• [Written instruction]:
Locate each line of the material that contains "this", then return it.

Collection entries:
════
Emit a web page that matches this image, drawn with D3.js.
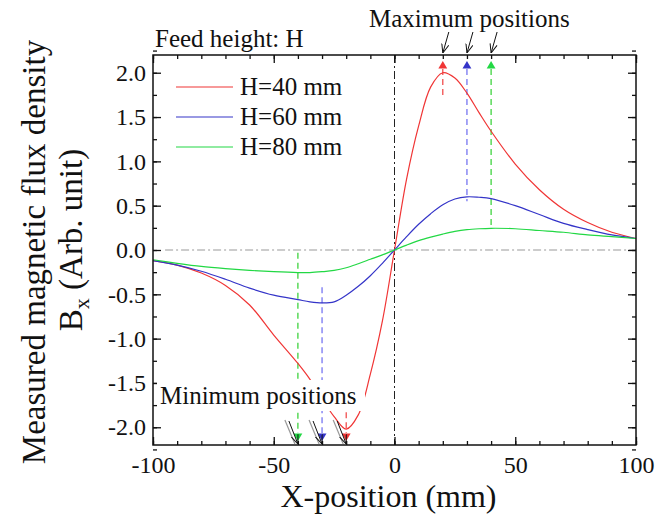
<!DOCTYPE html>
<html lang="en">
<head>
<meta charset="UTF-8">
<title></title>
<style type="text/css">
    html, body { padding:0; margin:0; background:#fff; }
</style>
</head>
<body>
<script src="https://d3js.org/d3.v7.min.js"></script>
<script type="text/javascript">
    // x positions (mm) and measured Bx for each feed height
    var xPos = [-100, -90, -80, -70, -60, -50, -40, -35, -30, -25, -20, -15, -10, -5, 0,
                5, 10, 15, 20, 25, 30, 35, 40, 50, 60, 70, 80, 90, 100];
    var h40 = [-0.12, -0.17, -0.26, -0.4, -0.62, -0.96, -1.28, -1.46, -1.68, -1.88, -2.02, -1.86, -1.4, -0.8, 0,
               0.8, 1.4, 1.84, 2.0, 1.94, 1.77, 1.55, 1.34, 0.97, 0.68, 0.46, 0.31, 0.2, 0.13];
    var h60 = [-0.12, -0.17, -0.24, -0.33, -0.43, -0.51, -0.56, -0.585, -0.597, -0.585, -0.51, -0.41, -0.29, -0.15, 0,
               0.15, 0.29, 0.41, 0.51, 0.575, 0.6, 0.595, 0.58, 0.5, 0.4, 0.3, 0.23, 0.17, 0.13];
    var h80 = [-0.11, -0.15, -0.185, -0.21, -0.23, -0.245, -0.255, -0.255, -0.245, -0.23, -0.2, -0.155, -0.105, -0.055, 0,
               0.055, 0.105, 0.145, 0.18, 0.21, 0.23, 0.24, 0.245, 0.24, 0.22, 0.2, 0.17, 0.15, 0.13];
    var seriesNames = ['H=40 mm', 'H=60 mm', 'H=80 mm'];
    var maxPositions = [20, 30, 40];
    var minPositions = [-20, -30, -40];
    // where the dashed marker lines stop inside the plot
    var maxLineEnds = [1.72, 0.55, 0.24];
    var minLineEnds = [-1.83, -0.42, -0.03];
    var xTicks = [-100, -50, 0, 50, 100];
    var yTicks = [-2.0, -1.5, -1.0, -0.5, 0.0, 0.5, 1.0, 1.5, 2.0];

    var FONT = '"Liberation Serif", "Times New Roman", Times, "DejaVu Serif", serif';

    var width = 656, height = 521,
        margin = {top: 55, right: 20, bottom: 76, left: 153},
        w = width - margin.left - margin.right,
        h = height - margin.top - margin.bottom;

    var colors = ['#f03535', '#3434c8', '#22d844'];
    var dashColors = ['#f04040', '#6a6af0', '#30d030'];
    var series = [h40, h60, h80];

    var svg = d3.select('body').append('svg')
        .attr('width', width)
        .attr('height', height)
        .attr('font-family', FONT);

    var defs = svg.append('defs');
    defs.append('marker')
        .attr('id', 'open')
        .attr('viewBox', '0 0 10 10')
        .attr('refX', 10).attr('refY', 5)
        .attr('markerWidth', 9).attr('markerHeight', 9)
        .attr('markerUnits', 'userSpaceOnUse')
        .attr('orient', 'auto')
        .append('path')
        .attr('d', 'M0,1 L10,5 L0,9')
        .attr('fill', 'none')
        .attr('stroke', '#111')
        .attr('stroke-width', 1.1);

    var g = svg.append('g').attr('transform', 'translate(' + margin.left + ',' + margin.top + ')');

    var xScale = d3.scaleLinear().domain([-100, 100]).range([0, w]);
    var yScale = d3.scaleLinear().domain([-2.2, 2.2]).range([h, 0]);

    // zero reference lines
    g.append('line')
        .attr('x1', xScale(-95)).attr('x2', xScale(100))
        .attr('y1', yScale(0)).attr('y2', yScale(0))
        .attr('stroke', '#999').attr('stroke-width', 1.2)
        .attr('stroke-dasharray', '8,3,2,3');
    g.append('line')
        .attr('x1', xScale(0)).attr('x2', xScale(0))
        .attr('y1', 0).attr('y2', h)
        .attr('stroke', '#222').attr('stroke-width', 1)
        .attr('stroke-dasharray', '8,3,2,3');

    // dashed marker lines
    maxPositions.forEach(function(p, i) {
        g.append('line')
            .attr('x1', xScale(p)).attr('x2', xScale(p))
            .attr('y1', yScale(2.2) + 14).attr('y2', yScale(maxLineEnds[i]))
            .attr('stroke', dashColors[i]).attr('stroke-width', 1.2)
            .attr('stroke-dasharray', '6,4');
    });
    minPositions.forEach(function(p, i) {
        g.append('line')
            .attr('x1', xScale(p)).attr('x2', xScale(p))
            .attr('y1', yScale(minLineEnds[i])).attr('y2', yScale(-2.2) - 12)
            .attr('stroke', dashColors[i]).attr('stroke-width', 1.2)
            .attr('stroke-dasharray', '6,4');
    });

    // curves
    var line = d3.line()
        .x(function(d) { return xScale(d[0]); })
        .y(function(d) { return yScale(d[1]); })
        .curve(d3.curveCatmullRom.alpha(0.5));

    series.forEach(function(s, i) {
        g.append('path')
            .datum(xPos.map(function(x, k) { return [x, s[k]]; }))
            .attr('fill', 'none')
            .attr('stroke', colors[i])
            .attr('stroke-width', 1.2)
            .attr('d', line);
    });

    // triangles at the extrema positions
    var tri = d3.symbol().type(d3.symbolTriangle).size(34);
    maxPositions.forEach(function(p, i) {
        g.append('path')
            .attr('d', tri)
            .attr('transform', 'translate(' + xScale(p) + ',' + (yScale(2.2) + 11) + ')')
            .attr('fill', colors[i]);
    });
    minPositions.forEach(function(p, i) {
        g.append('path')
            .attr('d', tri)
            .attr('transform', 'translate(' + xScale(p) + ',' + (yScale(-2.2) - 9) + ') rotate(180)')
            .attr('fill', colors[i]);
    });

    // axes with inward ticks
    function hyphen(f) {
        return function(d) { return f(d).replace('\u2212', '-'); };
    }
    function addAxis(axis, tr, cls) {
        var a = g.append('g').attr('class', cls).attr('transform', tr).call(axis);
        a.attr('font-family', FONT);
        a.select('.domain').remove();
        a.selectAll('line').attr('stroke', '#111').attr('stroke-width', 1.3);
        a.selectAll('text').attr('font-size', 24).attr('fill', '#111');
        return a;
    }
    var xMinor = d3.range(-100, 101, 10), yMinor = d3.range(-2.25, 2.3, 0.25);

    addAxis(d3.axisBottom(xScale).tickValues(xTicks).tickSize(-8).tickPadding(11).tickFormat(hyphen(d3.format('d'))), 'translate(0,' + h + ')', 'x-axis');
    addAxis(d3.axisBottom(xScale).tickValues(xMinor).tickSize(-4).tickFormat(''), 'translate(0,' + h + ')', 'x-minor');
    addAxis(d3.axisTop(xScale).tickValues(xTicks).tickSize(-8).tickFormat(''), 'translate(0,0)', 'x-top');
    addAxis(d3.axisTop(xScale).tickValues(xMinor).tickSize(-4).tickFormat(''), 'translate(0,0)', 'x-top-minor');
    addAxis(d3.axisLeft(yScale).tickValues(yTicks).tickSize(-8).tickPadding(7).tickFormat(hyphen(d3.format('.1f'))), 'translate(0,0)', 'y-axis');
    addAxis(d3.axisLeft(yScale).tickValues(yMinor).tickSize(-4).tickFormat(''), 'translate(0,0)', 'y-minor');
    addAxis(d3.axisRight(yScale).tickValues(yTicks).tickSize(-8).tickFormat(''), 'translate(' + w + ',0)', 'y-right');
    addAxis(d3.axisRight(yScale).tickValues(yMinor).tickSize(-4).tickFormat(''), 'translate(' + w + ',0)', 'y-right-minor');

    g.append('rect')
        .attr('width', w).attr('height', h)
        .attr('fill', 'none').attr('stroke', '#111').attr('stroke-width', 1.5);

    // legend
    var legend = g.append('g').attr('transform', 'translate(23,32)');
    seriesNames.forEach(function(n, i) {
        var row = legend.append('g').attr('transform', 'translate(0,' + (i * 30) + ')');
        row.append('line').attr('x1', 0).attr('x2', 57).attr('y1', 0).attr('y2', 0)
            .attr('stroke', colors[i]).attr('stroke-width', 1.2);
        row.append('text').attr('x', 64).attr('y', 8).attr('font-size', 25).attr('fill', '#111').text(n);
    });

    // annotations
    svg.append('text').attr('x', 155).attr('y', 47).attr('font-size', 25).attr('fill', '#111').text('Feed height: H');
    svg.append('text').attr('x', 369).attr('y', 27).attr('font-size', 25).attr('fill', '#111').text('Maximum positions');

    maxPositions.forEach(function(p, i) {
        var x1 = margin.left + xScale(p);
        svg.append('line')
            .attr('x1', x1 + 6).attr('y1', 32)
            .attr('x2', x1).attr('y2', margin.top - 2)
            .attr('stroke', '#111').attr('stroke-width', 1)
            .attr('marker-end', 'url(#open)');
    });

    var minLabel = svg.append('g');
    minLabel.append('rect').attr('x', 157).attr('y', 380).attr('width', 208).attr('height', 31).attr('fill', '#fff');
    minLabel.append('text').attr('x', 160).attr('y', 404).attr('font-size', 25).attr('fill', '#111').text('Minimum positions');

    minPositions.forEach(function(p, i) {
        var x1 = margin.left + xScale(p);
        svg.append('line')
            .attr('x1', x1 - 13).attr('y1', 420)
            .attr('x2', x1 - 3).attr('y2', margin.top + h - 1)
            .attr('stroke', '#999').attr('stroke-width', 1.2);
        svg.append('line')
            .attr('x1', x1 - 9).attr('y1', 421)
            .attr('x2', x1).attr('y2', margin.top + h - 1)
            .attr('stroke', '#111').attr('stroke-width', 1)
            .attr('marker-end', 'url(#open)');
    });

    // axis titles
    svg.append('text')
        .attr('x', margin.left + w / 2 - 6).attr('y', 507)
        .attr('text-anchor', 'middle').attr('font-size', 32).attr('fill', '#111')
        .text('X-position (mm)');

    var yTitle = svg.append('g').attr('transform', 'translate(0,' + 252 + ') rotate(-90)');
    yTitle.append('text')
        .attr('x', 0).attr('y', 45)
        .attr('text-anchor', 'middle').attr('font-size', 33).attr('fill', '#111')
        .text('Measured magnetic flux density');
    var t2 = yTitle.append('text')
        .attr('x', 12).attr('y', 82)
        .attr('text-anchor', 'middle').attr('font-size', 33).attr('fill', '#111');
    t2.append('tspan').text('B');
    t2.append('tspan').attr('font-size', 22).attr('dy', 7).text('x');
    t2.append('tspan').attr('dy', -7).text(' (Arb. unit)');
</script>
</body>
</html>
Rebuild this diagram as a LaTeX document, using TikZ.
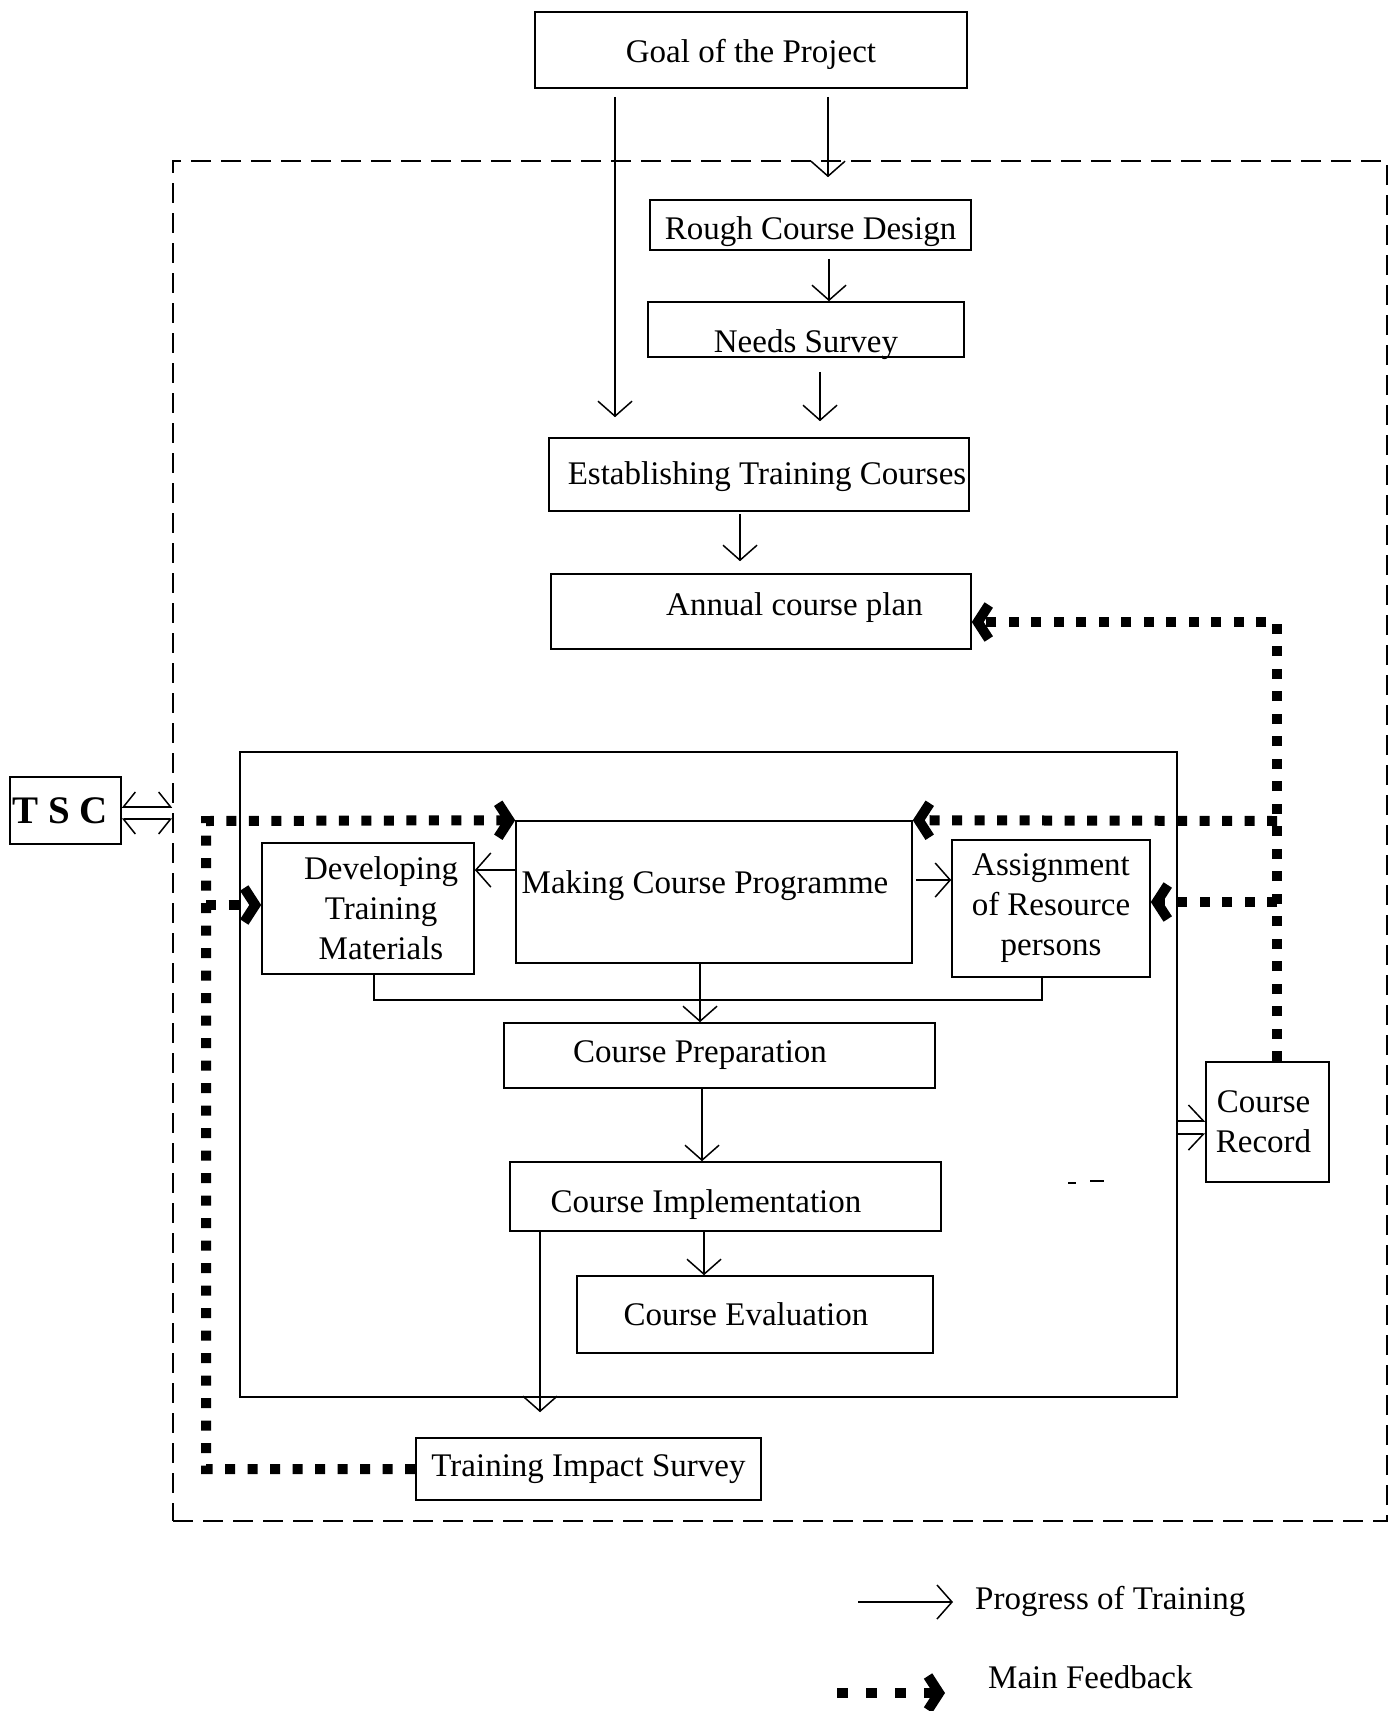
════
• [Exercise solution]:
Emit a web page that matches this image, drawn with D3.js.
Rebuild this diagram as a LaTeX document, using TikZ.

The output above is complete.